Pick Your Routers and Images Carefully
Simple tip, more based on feeling than fact, but I try to run simulations on the slowest old dog routers available (Cisco 3640) where possible, rather than running a more powerful, newer model. I do this because the 3640 has the slowest CPU of all the models simulated, and since dynamips has to emulate each CPU cycle, the fewer cycles that need to be emulated, the less work dynamips has to do. Sounds convincing, right? I don’t know if it’s true, but I’ve done pretty well building large simulations on my laptop with this method.
I also typically run Ethernet interfaces rather than serial interfaces, for example, as the routing is usually more important to me than the medium over which the packets are sent and Ethernet interfaces are easy. If I need more than 4 interfaces, I’ll have to choose something bigger than a 3640, but generally the 3640 does the job.

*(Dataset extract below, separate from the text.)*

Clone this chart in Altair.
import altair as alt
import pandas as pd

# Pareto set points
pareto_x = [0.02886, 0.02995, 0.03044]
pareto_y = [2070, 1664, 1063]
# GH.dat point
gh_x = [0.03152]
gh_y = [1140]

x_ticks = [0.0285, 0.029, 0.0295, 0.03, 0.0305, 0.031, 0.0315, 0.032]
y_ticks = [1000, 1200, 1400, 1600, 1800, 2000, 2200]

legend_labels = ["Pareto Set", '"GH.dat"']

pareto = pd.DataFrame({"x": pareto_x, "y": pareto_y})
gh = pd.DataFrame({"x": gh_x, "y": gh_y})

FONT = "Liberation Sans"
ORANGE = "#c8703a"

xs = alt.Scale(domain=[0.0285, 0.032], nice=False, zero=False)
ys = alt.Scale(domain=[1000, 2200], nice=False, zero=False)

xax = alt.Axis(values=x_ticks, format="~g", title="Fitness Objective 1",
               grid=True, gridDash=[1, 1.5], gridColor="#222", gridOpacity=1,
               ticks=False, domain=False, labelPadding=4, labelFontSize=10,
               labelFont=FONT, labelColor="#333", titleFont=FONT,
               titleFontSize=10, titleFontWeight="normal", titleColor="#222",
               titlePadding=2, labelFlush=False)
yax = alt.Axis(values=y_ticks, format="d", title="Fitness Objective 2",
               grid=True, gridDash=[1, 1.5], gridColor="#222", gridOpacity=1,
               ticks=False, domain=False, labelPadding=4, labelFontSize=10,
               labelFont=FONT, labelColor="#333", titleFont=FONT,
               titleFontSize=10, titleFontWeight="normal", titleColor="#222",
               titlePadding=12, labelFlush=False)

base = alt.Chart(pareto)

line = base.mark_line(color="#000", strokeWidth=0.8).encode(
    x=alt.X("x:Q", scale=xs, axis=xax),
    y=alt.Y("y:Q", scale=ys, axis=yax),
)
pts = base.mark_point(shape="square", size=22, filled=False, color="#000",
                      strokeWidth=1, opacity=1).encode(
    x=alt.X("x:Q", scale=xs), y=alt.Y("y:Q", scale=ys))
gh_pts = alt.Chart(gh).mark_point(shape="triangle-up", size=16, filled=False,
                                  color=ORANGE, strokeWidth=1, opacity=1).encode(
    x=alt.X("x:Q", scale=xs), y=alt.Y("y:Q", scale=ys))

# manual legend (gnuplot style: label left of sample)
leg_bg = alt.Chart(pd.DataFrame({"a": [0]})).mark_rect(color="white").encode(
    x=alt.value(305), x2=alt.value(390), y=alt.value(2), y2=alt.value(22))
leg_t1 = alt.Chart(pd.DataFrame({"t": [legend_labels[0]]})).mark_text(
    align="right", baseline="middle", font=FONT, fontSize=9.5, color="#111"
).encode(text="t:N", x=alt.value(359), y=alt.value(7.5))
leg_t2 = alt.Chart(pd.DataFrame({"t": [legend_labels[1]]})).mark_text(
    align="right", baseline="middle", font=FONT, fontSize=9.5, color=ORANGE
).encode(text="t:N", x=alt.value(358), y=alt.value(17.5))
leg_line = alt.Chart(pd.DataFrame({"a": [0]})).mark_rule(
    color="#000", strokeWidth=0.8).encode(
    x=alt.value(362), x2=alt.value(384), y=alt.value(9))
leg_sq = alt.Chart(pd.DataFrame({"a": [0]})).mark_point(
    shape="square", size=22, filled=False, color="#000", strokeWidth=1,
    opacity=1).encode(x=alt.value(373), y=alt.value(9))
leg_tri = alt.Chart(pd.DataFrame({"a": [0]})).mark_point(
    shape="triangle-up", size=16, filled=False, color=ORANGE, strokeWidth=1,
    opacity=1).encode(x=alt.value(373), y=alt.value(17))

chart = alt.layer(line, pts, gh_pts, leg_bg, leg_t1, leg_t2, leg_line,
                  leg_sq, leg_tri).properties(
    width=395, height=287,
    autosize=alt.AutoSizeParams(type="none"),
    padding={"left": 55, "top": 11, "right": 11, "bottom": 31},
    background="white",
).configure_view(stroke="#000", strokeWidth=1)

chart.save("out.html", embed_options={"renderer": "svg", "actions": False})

Depending on what features you need, choosing an IOS image to run can be a tough call. In an ideal world you want to run the exact same image as you do in production, right? But if you can’t (and quite often you’re not simulating the same hardware in any case), I like to choose an image that maximizes features against memory and flash. For me that means avoiding “T” trains where possible, for example. On the 3640 I run a 12.x service provider image that needs only 64MB of RAM, and yet is capable of running 99% of all my routing simulations.
Can you achieve, with a VRF, what you would have achieved with another router? VRF lite can sometimes reduce your simulated router needs by effectively acting as two isolated routers, without doubling the resource overhead.
Set it. Don’t be afraid to re-generate an IdlePC value if you change modules on the router. We found in the past that even changing the underlying host (e.g. to a PC with a different processor) was enough to make a previously effective IdlePC value ineffective. It’s so easy to do in GNS3, there’s no reason not to try it whenever you notice CPU is rising a bit.
What else should I be doing to get the most out of my simulated environment?
Good tips. I too do a lot of GNS3 simulations and have blogged about it in the recent past. CPU is always a concern so I do heed your tips about simulating the bare minimum and sticking to the “spirit” of the test rather than the emulation of the physical environment.
I’ve used VPCS in the past to get the end host feel a little better than loopbacks on routers. I’ve also connected my simulation to a “cloud” icon that maps to the loopback of my host PC so I can get things like traps and syslogs to a collector (Perl script – thought you’d like that) on my physical host. Sometimes, that just isn’t enough.
I’ve used Qemu quite successfully with GNS3 and “custom built” a TinyCore linux image with additional useful packages beyond the standard. Things like Apache, HAProxy, ISC-DHCP … That allows me to test IPv4 and IPv6 for things like web server, proxy services, load balancing, 6-to-4 address family translation on the load balancer, DHCPv6 … It even works as a multicast receiver with an ‘ip’ command MAC add and a ‘tcpdump’ running.
We need to be creative when simulating in the virtual world!
That TinyCore image sounds great! Sounds like you have some fabulous simulation capability there – much more than I do! Thanks for sharing details.